Impact de l’environnement
Bien que les processus par lesquels l’exposition environnementale dérègle l’épigénome ne soient par encore complètement compris, on sait que de nombreux facteurs ont une influence positive ou négative sur les gènes. L’alimentation, par exemple, par sa quantité et sa qualité, est susceptible d’avoir un effet sur les molécules nécessaires au fonctionnement de la mécanique épigénétique. Certaines expériences ont également démontré que des entraînements intensifs, chez les sportifs de haut niveau, pouvaient engendrer des modifications épigénétiques, avec pour conséquence de faciliter la pratique du sport en question.

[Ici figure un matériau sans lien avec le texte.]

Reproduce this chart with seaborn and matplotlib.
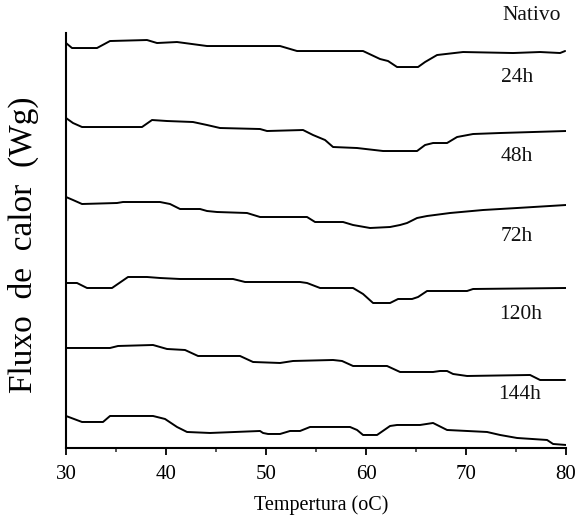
import numpy as np
import pandas as pd
import matplotlib
matplotlib.use("Agg")
import matplotlib.pyplot as plt
import seaborn as sns
from matplotlib.ticker import MultipleLocator

# DSC curves, stacked (arbitrary heat-flow units, endothermic down)
samples = ['Nativo', '24h', '48h', '72h', '120h', '144h']

t_nativo = [30.0, 30.6, 33.1, 34.4, 38.1, 39.1, 41.1, 44.1, 51.4, 53.1, 55.4, 59.7, 61.4, 62.2,
            63.1, 65.2, 65.9, 67.1, 69.7, 74.7, 77.4, 79.4, 79.9]
q_nativo = [405, 400, 400, 407, 408, 405, 406, 402, 402, 397, 397, 397, 389, 387,
            381, 381, 386, 393, 396, 395, 396, 395, 397]

t_24h = [30.0, 30.7, 31.6, 37.6, 38.6, 40.1, 42.7, 44.1, 45.4, 49.4, 50.1, 53.7, 54.7, 55.9,
         56.7, 59.1, 61.7, 65.1, 65.9, 66.7, 68.1, 69.1, 70.7, 73.4, 76.7, 80.0]
q_24h = [330, 325, 321, 321, 328, 327, 326, 323, 320, 319, 317, 318, 313, 308,
         301, 300, 297, 297, 303, 305, 305, 311, 314, 315, 316, 317]

t_48h = [30.0, 30.7, 31.6, 35.1, 35.7, 39.4, 40.4, 41.4, 43.4, 44.1, 45.1, 48.1, 49.4, 54.1,
         54.9, 57.7, 58.7, 60.4, 62.4, 63.4, 64.1, 65.1, 66.1, 68.4, 71.7, 75.1, 80.0]
q_48h = [251, 248, 244, 245, 246, 246, 244, 239, 239, 237, 236, 235, 231, 231,
         226, 226, 223, 220, 221, 223, 225, 230, 232, 235, 238, 240, 243]

t_72h = [30.0, 31.1, 32.1, 34.6, 36.2, 38.1, 39.4, 41.4, 44.1, 46.7, 47.9, 53.4, 54.1, 55.4,
         58.7, 59.7, 60.7, 62.4, 63.2, 64.6, 65.2, 66.1, 70.1, 70.7, 80.0]
q_72h = [165, 165, 160, 160, 171, 171, 170, 169, 169, 169, 166, 166, 165, 160,
         160, 154, 145, 145, 149, 149, 151, 157, 157, 159, 160]

t_120h = [30.1, 34.4, 35.2, 38.7, 40.1, 41.9, 43.2, 47.4, 48.7, 51.4, 52.7, 56.7, 57.6, 58.7,
          62.1, 63.4, 66.7, 67.4, 68.1, 68.7, 70.1, 76.4, 77.4, 79.9]
q_120h = [100, 100, 102, 103, 99, 98, 92, 92, 86, 85, 87, 88, 87, 82,
          82, 76, 76, 77, 77, 74, 72, 73, 68, 68]

t_144h = [30.0, 31.6, 33.7, 34.4, 38.7, 39.9, 41.1, 42.1, 44.4, 49.4, 49.7, 50.2, 51.4, 52.4,
          53.4, 54.4, 58.4, 59.1, 59.7, 61.1, 62.4, 63.1, 65.4, 66.7, 68.1, 72.1, 73.4, 75.1,
          78.1, 78.7, 80.0]
q_144h = [32, 26, 26, 32, 32, 29, 21, 16, 15, 17, 15, 14, 14, 17,
          17, 21, 21, 18, 13, 13, 22, 23, 23, 25, 18, 16, 13, 10,
          8, 4, 3]

temps = [t_nativo, t_24h, t_48h, t_72h, t_120h, t_144h]
flows = [q_nativo, q_24h, q_48h, q_72h, q_120h, q_144h]

rows = []
for name, t, q in zip(samples, temps, flows):
    for a, b in zip(t, q):
        rows.append((name, a, b))
df = pd.DataFrame(rows, columns=['amostra', 'temp', 'fluxo'])

sns.set_theme(style="ticks")
plt.rcParams['font.family'] = ['Liberation Serif', 'DejaVu Serif']

fig = plt.figure(figsize=(5.8, 5.2), dpi=100)
ax = fig.add_axes([0.1138, 0.1385, 0.8622, 0.798])

for name in samples:
    sub = df[df.amostra == name]
    sns.lineplot(data=sub, x='temp', y='fluxo', color='black', linewidth=1.4,
                 ax=ax, estimator=None, sort=False)

# curve labels (x, y in data coords)
label_pos = [(76.6, 433), (75.1, 371), (75.1, 292), (75.1, 212), (75.5, 133), (75.4, 53)]
for name, (lx, ly) in zip(samples, label_pos):
    ax.text(lx, ly, name, ha='center', va='center', fontsize=15.5, color='#111111', clip_on=False)

ax.set_xlim(30, 80)
ax.set_ylim(0, 415)
ax.xaxis.set_major_locator(MultipleLocator(10))
ax.xaxis.set_minor_locator(MultipleLocator(5))
ax.set_yticks([])
ax.tick_params(axis='x', which='major', length=5, width=1.3, direction='out', labelsize=15,
               pad=7, colors='black')
ax.tick_params(axis='x', which='minor', length=3, width=1.1, direction='out')
for s in ['top', 'right']:
    ax.spines[s].set_visible(False)
for s in ['left', 'bottom']:
    ax.spines[s].set_linewidth(1.5)
    ax.spines[s].set_color('black')

ax.set_xlabel('Tempertura (oC)', fontsize=14.5, color='black')
ax.xaxis.set_label_coords(0.51, -0.113)
ax.set_ylabel('Fluxo  de  calor  (Wg)', fontsize=24, color='black')
ax.yaxis.set_label_coords(-0.054, 0.49)

fig.savefig('out.png', dpi=100, facecolor='white')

Le lien entre une exposition prolongée aux pesticides ou perturbateurs endocriniens et l’apparition de modifications épigénétiques semble également de plus en plus établi, ouvrant ainsi des pistes d’explication à la progression de l’infertilité masculine. «Nous ne sommes toutefois pas égaux face à un environnement similaire, tempère Ariane Giacobino. Nous avons certes une certaine marge de manœuvre, mais cette dernière reste liée à notre fond génétique. C’est ce qui explique que des souches différentes de souris ne réagissent pas de la même manière au contact d’un pesticide, ou qu’une personne qui fume toute sa vie ne développera pas nécessairement un cancer des poumons.»
Transmission héréditaire
Plusieurs études sont aussi venues démontrer une transmission aux générations suivantes de certaines altérations épigénétiques. Et ce, alors même que des mécanismes de reprogrammation, destinés à faire table rase des marques épigénétiques acquises, ont lieu systématiquement après la fécondation, notamment.
Dans son laboratoire, Isabelle Mansuy étudie, sur des souris, les conséquences sur le long terme de traumatismes psychiques durant l’enfance: «A l’âge adulte, ces animaux présentent des altérations de leur épigénome dans de nombreux tissus, et des symptômes tels que dépression, comportements antisociaux, davantage de prise de risque, ainsi que des affections du métabolisme. Nous avons pu observer que ces troubles se retrouvaient également chez leurs descendants jusqu’à la troisième, voire la quatrième génération, bien que ces derniers n’aient pas vécu d’événements traumatiques.»
L’existence de tels mécanismes héréditaires pourrait expliquer pourquoi de nombreuses affections résultant d’expériences de vie, dont les maladies psychiques, se perpétuent dans certaines familles. Ce que la génétique classique n’a toujours pas permis d’élucider.